DPR melalui Wakil Ketua Badan Legislasi (Baleg), Sturman Panjaitan, mengisyaratkan kesiapan untuk mengambil alih inisiatif pembahasan Rancangan Undang-Undang (RUU) Perampasan Aset, yang saat ini masih berstatus usulan pemerintah dalam Prolegnas 2024-2029. RUU ini menjadi salah satu tuntutan utama dari “17+8 Tuntutan Rakyat” yang disuarakan dalam demonstrasi publik. Jika DPR mengambil alih, prosesnya akan melibatkan penyusunan draf dan rapat dengar pendapat umum (RDPU) untuk menampung berbagai pandangan. Namun, ada kekhawatiran mengenai potensi tumpang tindih RUU ini dengan regulasi yang sudah ada, seperti Undang-Undang Tindak Pidana Korupsi (Tipikor) dan Kitab Undang-Undang Hukum Acara Pidana (KUHAP).
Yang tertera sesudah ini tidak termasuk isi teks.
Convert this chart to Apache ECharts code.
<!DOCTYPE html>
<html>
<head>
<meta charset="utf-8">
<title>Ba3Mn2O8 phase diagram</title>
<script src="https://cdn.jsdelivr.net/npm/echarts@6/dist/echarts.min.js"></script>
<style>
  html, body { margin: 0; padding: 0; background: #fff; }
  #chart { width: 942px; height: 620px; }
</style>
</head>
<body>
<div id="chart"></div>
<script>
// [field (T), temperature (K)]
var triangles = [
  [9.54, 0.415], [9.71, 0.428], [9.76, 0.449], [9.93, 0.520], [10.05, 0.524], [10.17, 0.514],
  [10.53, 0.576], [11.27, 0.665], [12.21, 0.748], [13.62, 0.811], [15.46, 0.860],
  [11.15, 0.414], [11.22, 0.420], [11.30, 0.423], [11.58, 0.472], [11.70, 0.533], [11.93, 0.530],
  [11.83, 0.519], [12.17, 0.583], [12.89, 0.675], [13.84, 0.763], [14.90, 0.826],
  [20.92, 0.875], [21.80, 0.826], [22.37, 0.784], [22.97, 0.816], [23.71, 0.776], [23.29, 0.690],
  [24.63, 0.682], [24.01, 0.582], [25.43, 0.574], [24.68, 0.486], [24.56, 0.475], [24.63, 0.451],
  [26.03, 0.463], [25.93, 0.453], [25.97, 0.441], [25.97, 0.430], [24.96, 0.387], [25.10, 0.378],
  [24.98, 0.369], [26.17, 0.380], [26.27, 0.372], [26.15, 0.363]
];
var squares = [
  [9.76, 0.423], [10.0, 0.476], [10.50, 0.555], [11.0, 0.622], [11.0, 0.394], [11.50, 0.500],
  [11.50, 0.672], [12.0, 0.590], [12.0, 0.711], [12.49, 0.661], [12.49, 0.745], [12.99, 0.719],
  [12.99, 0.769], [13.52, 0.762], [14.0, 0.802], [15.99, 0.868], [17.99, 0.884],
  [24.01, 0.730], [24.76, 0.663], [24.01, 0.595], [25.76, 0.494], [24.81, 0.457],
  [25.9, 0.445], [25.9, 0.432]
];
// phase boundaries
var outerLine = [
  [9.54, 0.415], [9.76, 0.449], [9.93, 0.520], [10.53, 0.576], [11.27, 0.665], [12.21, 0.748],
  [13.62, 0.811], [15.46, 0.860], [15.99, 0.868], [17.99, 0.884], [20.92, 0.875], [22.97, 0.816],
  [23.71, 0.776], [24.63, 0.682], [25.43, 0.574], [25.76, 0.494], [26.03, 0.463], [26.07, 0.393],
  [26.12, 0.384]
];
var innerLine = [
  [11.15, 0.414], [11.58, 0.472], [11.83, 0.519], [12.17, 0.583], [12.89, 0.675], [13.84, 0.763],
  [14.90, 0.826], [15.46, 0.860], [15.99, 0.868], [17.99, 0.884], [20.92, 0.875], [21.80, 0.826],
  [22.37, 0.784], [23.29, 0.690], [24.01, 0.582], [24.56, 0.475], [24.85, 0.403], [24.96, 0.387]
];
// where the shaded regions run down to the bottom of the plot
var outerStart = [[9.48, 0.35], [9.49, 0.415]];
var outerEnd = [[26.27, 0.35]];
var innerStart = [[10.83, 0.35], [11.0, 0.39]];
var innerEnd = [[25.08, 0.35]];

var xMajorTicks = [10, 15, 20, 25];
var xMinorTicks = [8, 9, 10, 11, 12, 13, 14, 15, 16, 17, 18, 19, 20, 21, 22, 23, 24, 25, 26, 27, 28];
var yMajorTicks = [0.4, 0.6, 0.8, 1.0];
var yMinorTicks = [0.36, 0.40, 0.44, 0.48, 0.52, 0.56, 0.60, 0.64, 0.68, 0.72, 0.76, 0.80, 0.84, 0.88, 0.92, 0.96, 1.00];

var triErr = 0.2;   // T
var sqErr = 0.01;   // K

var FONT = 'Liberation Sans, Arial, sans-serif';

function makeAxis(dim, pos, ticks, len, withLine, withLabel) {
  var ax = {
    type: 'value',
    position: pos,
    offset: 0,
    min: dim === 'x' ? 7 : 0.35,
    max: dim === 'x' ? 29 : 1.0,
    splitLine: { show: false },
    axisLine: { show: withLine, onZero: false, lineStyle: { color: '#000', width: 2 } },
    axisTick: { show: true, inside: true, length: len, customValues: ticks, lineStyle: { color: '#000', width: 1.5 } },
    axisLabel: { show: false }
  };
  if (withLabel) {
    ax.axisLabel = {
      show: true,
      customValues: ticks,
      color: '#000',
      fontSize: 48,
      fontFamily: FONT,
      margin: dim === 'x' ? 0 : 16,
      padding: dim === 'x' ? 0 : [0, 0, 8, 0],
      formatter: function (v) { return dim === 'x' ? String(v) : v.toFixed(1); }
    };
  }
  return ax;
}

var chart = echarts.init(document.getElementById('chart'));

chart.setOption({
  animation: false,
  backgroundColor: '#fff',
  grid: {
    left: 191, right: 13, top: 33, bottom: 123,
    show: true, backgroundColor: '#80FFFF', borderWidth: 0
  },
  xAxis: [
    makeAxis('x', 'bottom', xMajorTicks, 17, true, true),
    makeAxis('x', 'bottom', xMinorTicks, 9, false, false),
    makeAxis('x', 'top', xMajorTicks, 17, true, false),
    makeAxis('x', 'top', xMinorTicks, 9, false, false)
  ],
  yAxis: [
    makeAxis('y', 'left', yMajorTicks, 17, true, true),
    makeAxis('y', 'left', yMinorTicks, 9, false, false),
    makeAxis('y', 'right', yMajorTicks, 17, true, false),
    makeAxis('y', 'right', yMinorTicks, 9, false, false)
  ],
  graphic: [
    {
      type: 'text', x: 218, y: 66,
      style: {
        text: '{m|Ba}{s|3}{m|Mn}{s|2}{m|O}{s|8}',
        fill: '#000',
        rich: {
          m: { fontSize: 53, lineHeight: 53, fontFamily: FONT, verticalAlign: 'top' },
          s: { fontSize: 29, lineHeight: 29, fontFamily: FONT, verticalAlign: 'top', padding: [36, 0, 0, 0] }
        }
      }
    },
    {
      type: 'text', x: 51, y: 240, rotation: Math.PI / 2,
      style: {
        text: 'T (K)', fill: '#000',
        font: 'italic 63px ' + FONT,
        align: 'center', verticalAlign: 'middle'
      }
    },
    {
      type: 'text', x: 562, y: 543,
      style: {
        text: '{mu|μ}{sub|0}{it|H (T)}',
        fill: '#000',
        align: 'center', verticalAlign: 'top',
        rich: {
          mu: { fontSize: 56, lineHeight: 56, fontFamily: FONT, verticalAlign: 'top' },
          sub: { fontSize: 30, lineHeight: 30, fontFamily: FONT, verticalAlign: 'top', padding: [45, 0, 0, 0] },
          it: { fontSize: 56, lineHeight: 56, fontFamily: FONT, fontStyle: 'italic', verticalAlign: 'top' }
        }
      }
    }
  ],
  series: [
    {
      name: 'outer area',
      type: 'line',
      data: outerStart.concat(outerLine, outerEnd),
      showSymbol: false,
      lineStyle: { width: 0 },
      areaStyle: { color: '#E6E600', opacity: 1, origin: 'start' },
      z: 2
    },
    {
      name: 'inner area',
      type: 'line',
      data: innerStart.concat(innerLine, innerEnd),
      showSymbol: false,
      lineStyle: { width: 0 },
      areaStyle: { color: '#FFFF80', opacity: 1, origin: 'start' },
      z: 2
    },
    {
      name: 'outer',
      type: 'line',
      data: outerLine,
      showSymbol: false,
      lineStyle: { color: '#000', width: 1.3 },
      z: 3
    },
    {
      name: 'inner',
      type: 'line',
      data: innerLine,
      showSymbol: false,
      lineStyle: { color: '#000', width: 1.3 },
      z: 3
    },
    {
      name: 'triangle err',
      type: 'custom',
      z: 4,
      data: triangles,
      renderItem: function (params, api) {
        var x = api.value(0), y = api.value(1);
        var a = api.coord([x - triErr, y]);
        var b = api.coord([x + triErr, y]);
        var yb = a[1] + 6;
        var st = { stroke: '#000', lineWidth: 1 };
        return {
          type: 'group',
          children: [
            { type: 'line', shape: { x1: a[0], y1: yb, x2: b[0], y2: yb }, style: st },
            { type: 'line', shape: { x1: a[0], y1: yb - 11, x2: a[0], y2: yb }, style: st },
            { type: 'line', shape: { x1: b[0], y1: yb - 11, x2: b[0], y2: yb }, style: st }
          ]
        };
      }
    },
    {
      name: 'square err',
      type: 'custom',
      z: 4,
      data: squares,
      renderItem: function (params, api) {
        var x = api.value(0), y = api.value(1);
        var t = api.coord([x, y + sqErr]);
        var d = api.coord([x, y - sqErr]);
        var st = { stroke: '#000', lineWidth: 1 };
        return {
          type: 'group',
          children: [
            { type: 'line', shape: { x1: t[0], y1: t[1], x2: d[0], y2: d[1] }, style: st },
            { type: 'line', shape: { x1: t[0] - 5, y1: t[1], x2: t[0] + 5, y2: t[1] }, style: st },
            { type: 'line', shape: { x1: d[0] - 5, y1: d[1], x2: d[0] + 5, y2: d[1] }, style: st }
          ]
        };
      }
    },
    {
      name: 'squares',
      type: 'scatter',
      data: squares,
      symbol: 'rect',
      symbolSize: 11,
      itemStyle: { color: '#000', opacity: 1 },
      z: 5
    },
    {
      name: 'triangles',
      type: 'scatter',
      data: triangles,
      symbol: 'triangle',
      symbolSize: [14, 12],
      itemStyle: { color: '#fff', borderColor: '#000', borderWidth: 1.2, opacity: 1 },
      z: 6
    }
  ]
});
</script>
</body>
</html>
Mantan Ketua KPK, Chandra M Hamzah, menegaskan bahwa Pasal 39 KUHAP dan Pasal 19 UU Tipikor sebenarnya telah mengatur perampasan aset, sehingga penting untuk mengoptimalkan undang-undang yang sudah ada dan membahas RUU Perampasan Aset secara seksama untuk menghindari duplikasi hukum. Sementara itu, pemerintah, melalui Penasihat Khusus Presiden Wiranto, menyatakan bahwa Presiden Prabowo Subianto responsif terhadap tuntutan demonstran, termasuk isu ini, meskipun tidak semua dapat dipenuhi serentak. Pengesahan RUU Perampasan Aset Koruptor sendiri merupakan bagian dari tuntutan reformasi struktural jangka panjang yang disuarakan oleh gelombang demonstrasi sejak Agustus 2025.